[DATASET CONTENT]
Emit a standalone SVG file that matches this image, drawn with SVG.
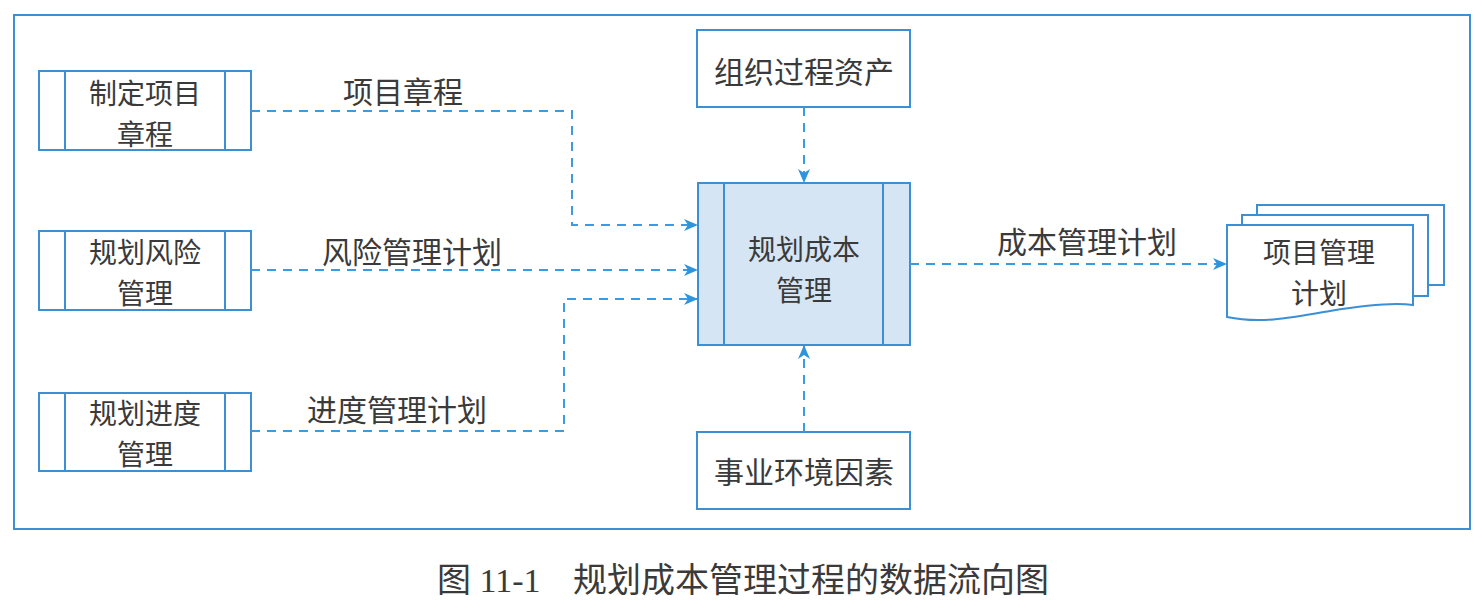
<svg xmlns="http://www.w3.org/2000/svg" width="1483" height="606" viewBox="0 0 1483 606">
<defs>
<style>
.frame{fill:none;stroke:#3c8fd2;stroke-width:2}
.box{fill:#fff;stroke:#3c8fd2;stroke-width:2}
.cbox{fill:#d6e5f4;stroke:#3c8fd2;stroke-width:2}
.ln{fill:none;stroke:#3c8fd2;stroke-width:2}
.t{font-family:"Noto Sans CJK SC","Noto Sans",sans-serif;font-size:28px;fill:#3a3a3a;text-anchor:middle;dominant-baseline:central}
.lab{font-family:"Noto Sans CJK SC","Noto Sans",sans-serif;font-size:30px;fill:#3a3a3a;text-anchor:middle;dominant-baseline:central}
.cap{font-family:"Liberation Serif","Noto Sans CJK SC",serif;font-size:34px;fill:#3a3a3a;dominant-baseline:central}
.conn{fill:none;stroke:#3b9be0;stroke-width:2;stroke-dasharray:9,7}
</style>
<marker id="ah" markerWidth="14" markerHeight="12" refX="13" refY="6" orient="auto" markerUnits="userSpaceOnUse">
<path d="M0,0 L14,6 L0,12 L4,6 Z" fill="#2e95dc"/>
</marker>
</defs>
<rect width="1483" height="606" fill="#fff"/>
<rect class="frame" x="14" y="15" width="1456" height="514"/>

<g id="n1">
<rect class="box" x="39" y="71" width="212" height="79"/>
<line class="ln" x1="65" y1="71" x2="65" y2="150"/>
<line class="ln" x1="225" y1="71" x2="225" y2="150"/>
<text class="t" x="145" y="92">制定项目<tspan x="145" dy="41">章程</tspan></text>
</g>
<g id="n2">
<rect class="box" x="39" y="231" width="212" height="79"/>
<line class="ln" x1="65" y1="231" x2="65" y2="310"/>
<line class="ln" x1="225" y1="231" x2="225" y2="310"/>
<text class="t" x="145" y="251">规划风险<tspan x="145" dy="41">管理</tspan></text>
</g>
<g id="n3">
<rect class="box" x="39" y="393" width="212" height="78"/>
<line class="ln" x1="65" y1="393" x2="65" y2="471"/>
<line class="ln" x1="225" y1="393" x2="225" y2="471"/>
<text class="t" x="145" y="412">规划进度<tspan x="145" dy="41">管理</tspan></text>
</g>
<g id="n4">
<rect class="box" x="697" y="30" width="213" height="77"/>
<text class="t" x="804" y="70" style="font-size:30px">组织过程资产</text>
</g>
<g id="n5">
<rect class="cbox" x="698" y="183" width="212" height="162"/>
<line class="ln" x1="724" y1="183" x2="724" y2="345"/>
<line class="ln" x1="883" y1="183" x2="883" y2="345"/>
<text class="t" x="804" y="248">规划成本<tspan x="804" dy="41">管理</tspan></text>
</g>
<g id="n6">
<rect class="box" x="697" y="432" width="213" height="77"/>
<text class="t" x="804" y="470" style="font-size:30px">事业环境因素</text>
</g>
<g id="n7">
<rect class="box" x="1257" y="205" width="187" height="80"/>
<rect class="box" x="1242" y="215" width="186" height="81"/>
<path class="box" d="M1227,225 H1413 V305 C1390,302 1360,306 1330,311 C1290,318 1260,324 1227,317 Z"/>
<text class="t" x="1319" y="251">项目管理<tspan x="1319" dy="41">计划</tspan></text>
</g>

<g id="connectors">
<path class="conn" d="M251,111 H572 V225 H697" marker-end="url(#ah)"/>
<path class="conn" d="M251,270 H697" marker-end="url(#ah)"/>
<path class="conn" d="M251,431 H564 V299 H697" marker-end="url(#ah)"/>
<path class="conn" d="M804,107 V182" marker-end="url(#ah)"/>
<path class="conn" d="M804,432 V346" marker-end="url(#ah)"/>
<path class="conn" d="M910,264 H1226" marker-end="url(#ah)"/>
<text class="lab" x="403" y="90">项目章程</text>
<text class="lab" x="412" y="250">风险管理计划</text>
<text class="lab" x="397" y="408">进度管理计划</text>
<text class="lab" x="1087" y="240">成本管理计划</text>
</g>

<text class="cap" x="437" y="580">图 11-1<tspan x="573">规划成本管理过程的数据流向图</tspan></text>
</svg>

[EXERCISE TASK] Word for word, quote the lines above. Omit the pictures.

[TASK SOLUTION]
Emit a standalone SVG file that matches this image, drawn with SVG.
<svg xmlns="http://www.w3.org/2000/svg" width="1483" height="606" viewBox="0 0 1483 606">
<defs>
<style>
.frame{fill:none;stroke:#3c8fd2;stroke-width:2}
.box{fill:#fff;stroke:#3c8fd2;stroke-width:2}
.cbox{fill:#d6e5f4;stroke:#3c8fd2;stroke-width:2}
.ln{fill:none;stroke:#3c8fd2;stroke-width:2}
.t{font-family:"Noto Sans CJK SC","Noto Sans",sans-serif;font-size:28px;fill:#3a3a3a;text-anchor:middle;dominant-baseline:central}
.lab{font-family:"Noto Sans CJK SC","Noto Sans",sans-serif;font-size:30px;fill:#3a3a3a;text-anchor:middle;dominant-baseline:central}
.cap{font-family:"Liberation Serif","Noto Sans CJK SC",serif;font-size:34px;fill:#3a3a3a;dominant-baseline:central}
.conn{fill:none;stroke:#3b9be0;stroke-width:2;stroke-dasharray:9,7}
</style>
<marker id="ah" markerWidth="14" markerHeight="12" refX="13" refY="6" orient="auto" markerUnits="userSpaceOnUse">
<path d="M0,0 L14,6 L0,12 L4,6 Z" fill="#2e95dc"/>
</marker>
</defs>
<rect width="1483" height="606" fill="#fff"/>
<rect class="frame" x="14" y="15" width="1456" height="514"/>

<g id="n1">
<rect class="box" x="39" y="71" width="212" height="79"/>
<line class="ln" x1="65" y1="71" x2="65" y2="150"/>
<line class="ln" x1="225" y1="71" x2="225" y2="150"/>
<text class="t" x="145" y="92">制定项目<tspan x="145" dy="41">章程</tspan></text>
</g>
<g id="n2">
<rect class="box" x="39" y="231" width="212" height="79"/>
<line class="ln" x1="65" y1="231" x2="65" y2="310"/>
<line class="ln" x1="225" y1="231" x2="225" y2="310"/>
<text class="t" x="145" y="251">规划风险<tspan x="145" dy="41">管理</tspan></text>
</g>
<g id="n3">
<rect class="box" x="39" y="393" width="212" height="78"/>
<line class="ln" x1="65" y1="393" x2="65" y2="471"/>
<line class="ln" x1="225" y1="393" x2="225" y2="471"/>
<text class="t" x="145" y="412">规划进度<tspan x="145" dy="41">管理</tspan></text>
</g>
<g id="n4">
<rect class="box" x="697" y="30" width="213" height="77"/>
<text class="t" x="804" y="70" style="font-size:30px">组织过程资产</text>
</g>
<g id="n5">
<rect class="cbox" x="698" y="183" width="212" height="162"/>
<line class="ln" x1="724" y1="183" x2="724" y2="345"/>
<line class="ln" x1="883" y1="183" x2="883" y2="345"/>
<text class="t" x="804" y="248">规划成本<tspan x="804" dy="41">管理</tspan></text>
</g>
<g id="n6">
<rect class="box" x="697" y="432" width="213" height="77"/>
<text class="t" x="804" y="470" style="font-size:30px">事业环境因素</text>
</g>
<g id="n7">
<rect class="box" x="1257" y="205" width="187" height="80"/>
<rect class="box" x="1242" y="215" width="186" height="81"/>
<path class="box" d="M1227,225 H1413 V305 C1390,302 1360,306 1330,311 C1290,318 1260,324 1227,317 Z"/>
<text class="t" x="1319" y="251">项目管理<tspan x="1319" dy="41">计划</tspan></text>
</g>

<g id="connectors">
<path class="conn" d="M251,111 H572 V225 H697" marker-end="url(#ah)"/>
<path class="conn" d="M251,270 H697" marker-end="url(#ah)"/>
<path class="conn" d="M251,431 H564 V299 H697" marker-end="url(#ah)"/>
<path class="conn" d="M804,107 V182" marker-end="url(#ah)"/>
<path class="conn" d="M804,432 V346" marker-end="url(#ah)"/>
<path class="conn" d="M910,264 H1226" marker-end="url(#ah)"/>
<text class="lab" x="403" y="90">项目章程</text>
<text class="lab" x="412" y="250">风险管理计划</text>
<text class="lab" x="397" y="408">进度管理计划</text>
<text class="lab" x="1087" y="240">成本管理计划</text>
</g>

<text class="cap" x="437" y="580">图 11-1<tspan x="573">规划成本管理过程的数据流向图</tspan></text>
</svg>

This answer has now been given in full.